At heart is the decision by some corporations to halt political donations to Republican lawmakers who voted to nullify a United States presidential election based on hoax claims of fraud, even after those hoaxes were proved to be false and after a mob of Donald Trump supporters attacked the U.S. Capitol in an attempt to kill anti-Trump lawmakers and reinstall Trump as president despite his election loss. To some (but not all) brand-conscious companies, an attempt to end democratic rule in the United States and install a new leader by fiat is a bridge too far; few companies are willing to be seen as partners in an insurrection.
The majority of House Republicans, however, sided with that insurrection. Now those Republicans are mad about losing those corporate donations, which some of them have relied upon to a shocking extent, and are mulling just what to do about it. The options do not, apparently, include recognizing their own roles in attempting to erase the results of a presidential election. The options do include issuing threats to the companies in question, and here’s where the U.S. reliance on institutionalized corruption gets spelled out bluntly.
“Aides to some Republicans lawmakers say they are considering punishing the companies that halted PAC donations by banning their lobbyists from coming to their offices to advocate on legislation,” reports the Journal.
Oh. Oh no, that would be terrible. Imagine barring corporate lobbyists from congressional offices—whatever would we do.
Lost in the blandness of that little sentence is, well, its very premise. Republican lawmakers are issuing a plain threat to their corporate once-donors: Keep the checks coming or we’ll refuse to take meetings with you. Keep paying us and we will keep listening to what you have to say; cut that money off, and we’ll hang you all out to dry.
It all comes off like a mob shakedown, which it essentially is. “Congressional aides for lawmakers who have been banned from corporate PAC funds say it could affect the vigor with which they challenge some of the progressive agenda,” writes the Journal.
If nothing else it lays the heart of conservatism bare, yet again. You may have been under the impression that Republican lawmakers had earnestly held beliefs about business freedoms and other yada. In actuality, “aides for lawmakers” say, what they fight for depends on who’s given them money and who hasn’t.
It is not bribery, no indeedy. It is just exchanging money for legislation, and it is so institutionalized that the most formidable business-centric newspaper in the country reports it with no particular fanfare.
The Journal is careful to both-sides the story, reporting at the same time that Democratic lawmakers are angry with companies that have suspended political donations to both parties, believing (correctly) that’s a cowardly move by companies not willing to condemn an attempted coup of government as something uniquely unacceptable.

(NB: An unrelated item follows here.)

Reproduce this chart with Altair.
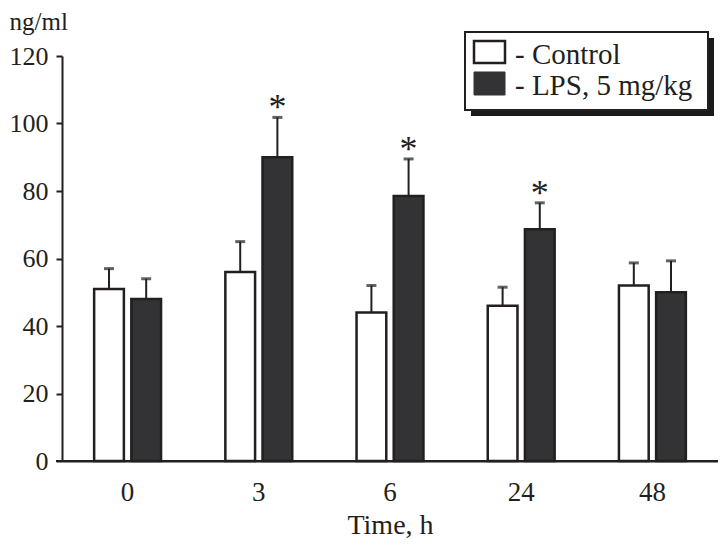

And it reports that the anger of business-centric lawmakers from both parties may do damage to corporate priorities on the cusp of what is expected to be a new wave of progressive legislation: “Aides to Republican and Democratic lawmakers say they may be less willing to help undermine those proposals by speaking out against them in public, offering amendments to water them down in committee or lending their support to competing proposals.”
Got a nice little racket going here, corporate America. Wouldn’t want anything to happen to it.
In the end, nobody seems to be taking these threats very seriously. Institutionalized bribery via political coffers is so ingrained into our system that the system cannot function without it, and the Journal notes that lobbyists themselves believe that corporations will give up their attempts to distance themselves from Republican insurrectionists as new laws and policies are proposed that will affect them. The money faucets will turn back on, even for seditionists.
That might happen, and it might not. Attempting to overturn a United States election is, quite literally, among the worst actions a lawmaker could push for even from a purely business perspective; no American company is eager to begin drafting contingency plans dealing with the possible overthrow of government. It is a market-mover, to be sure—but not in a positive direction. Corporate America may indeed decide that it must extract the coup enablers from Congress even if it comes with some momentary pain, rather than be seen as allied with any of these people during a time that even the nation’s most powerful press voices are angrily condemning them as seditionists.
Even an increased minimum wage is not truly an existential crisis for any company not already dependent on slave labor. The rise of Putin-style kleptocratic rule under a future anti-democratic kingpin, one in which every company is allowed to exist only if that company does not interfere with the kleptocracy’s own interests, may well be coming.